Image used for representational purpose.
Image used for representational purpose.
Updated on
2 min read

By allowing states to sub-categorise the Scheduled Castes for targeted reservation to uplift the most marginalised among their lot, a seven-judge bench of the Supreme Court took an incremental step on affirmative action. Over the years, sub-quota laws for SCs were formulated in a few states despite a five-judge bench’s bar in the Chinnaiah case in 2004, when it ruled against any subdivision of what it saw was a homogeneous stratum. But the seven-judge bench led by Chief Justice D Y Chandrachud demolished the premise of homogeneity. Its 6:1 verdict said the Constitution does not even define SCs except placing them on a presidential list, adding there is a wide gulf between the socio-economic conditions of castes within that basket.

Whether the verdict would trigger tectonic forces of competing claims for SC sub-quotas, disturbing the present equilibrium, remains to be seen. To stem the possible rush for political expediency, the majority verdict said sub-classification can be done only on the basis of quantifiable data of backwardness and skewed representation in government jobs. In allowing the sub-quota, it went by a nine-judge bench’s ruling in the Indra Sawhney case that determined other backward classes were heterogeneous and deserved sub-classification.

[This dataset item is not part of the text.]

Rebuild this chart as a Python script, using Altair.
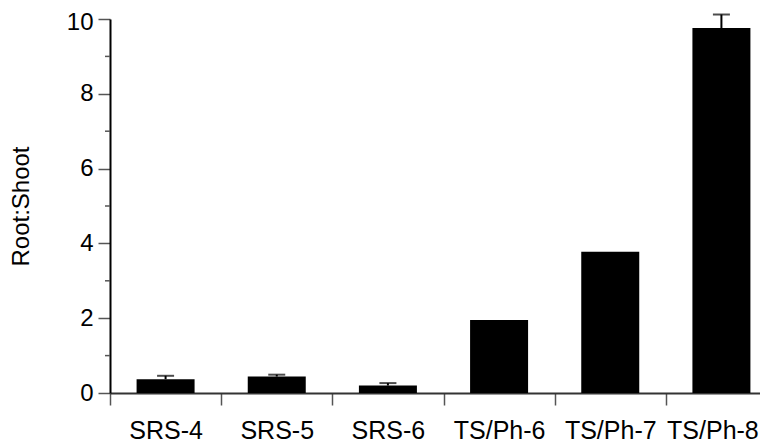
import altair as alt
import pandas as pd

categories = ["SRS-4", "SRS-5", "SRS-6", "TS/Ph-6", "TS/Ph-7", "TS/Ph-8"]
values = [0.37, 0.44, 0.20, 1.95, 3.78, 9.76]
errors = [0.09, 0.05, 0.065, 0.0, 0.0, 0.36]
minor_ticks = [1, 3, 5, 7, 9]
major_ticks = [0, 2, 4, 6, 8, 10]

df = pd.DataFrame({"cat": categories, "val": values, "err": errors})
df["top"] = df["val"] + df["err"]
df_err = df[df["err"] > 0]
df_minor = pd.DataFrame({"v": minor_ticks})

FONT = "Liberation Sans"

xenc = alt.X(
    "cat:N",
    sort=categories,
    title=None,
    scale=alt.Scale(range=[0, 667], paddingInner=0, paddingOuter=0),
    axis=alt.Axis(
        tickBand="extent",
        labelAngle=0,
        labelFontSize=25,
        labelFont=FONT,
        labelColor="black",
        labelPadding=13,
        labelOffset={"condition": {"test": "datum.value === 'TS/Ph-8'", "value": -9}, "value": 0},
        tickSize=12,
        tickColor="#555555",
        tickWidth=1.5,
        domainColor="#333333",
        domainWidth=2,
    ),
)
yscale = alt.Scale(domain=[0, 10], nice=False, zero=True)

bars = alt.Chart(df).mark_bar(color="black", width=58).encode(
    x=xenc,
    y=alt.Y(
        "val:Q",
        scale=yscale,
        title="Root:Shoot",
        axis=alt.Axis(
            values=major_ticks,
            labelFontSize=24,
            labelFont=FONT,
            labelColor="black",
            labelPadding=5,
            labelOffset={"condition": {"test": "datum.value === 10", "value": 3}, "value": 0},
            tickSize=12,
            tickColor="#555555",
            tickWidth=1.5,
            domainColor="black",
            domainWidth=2,
            titleFont=FONT,
            titleFontSize=24,
            titleFontWeight="normal",
            titleColor="black",
            titlePadding=33,
            grid=False,
        ),
    ),
)

stems = alt.Chart(df_err).mark_rule(color="black", strokeWidth=2).encode(
    x=alt.X("cat:N", sort=categories),
    y=alt.Y("val:Q", scale=yscale),
    y2="top:Q",
)

caps = alt.Chart(df_err).mark_tick(color="black", thickness=2, size=17).encode(
    x=alt.X("cat:N", sort=categories),
    y=alt.Y("top:Q", scale=yscale),
)

minor = alt.Chart(df_minor).mark_rule(color="#555555", strokeWidth=1.5).encode(
    y=alt.Y("v:Q", scale=yscale),
    x=alt.value(-5),
    x2=alt.value(0),
)

chart = (
    alt.layer(bars, stems, caps, minor)
    .properties(
        width=650,
        height=374,
        autosize=alt.AutoSizeParams(type="none"),
        padding={"left": 102, "top": 11, "right": 0, "bottom": 52},
    )
    .configure_view(stroke=None)
)

chart.save("out.html", embed_options={"renderer": "svg", "actions": False})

The other important point the judges dealt with was on skimming out the ‘creamy layer’ as is being done among the OBCs. While the CJI and Justice Manoj Misra ducked it, four other judges who were with the majority verdict, justices B R Gavai, Vikram Nath, Pankaj Mithal and Satish Chandra Mishra, suggested a scheme to identify and eliminate the creamy layer. Justice Gavai, the lone Dalit on the bench, said the criterions for exclusion of the creamy layer from SC/STs could be different from that for the OBCs. Justice Bela Trivedi wrote the lone dissent.

The judicial push to eliminate the SC creamy layer has been on since 2006, but it has faced multiple appeals. The concept gained momentum with the latest verdict. But would the ruling party, that saw its Dalit votes shifting away in UP in the recent election, want to go anywhere near the creamy layer and be branded anti-SC? Justice Mithal went to the other extreme by ruling that reservation must be limited to the first generation or one generation in a family. That appeared to be more of a wishful thinking than a practical solution.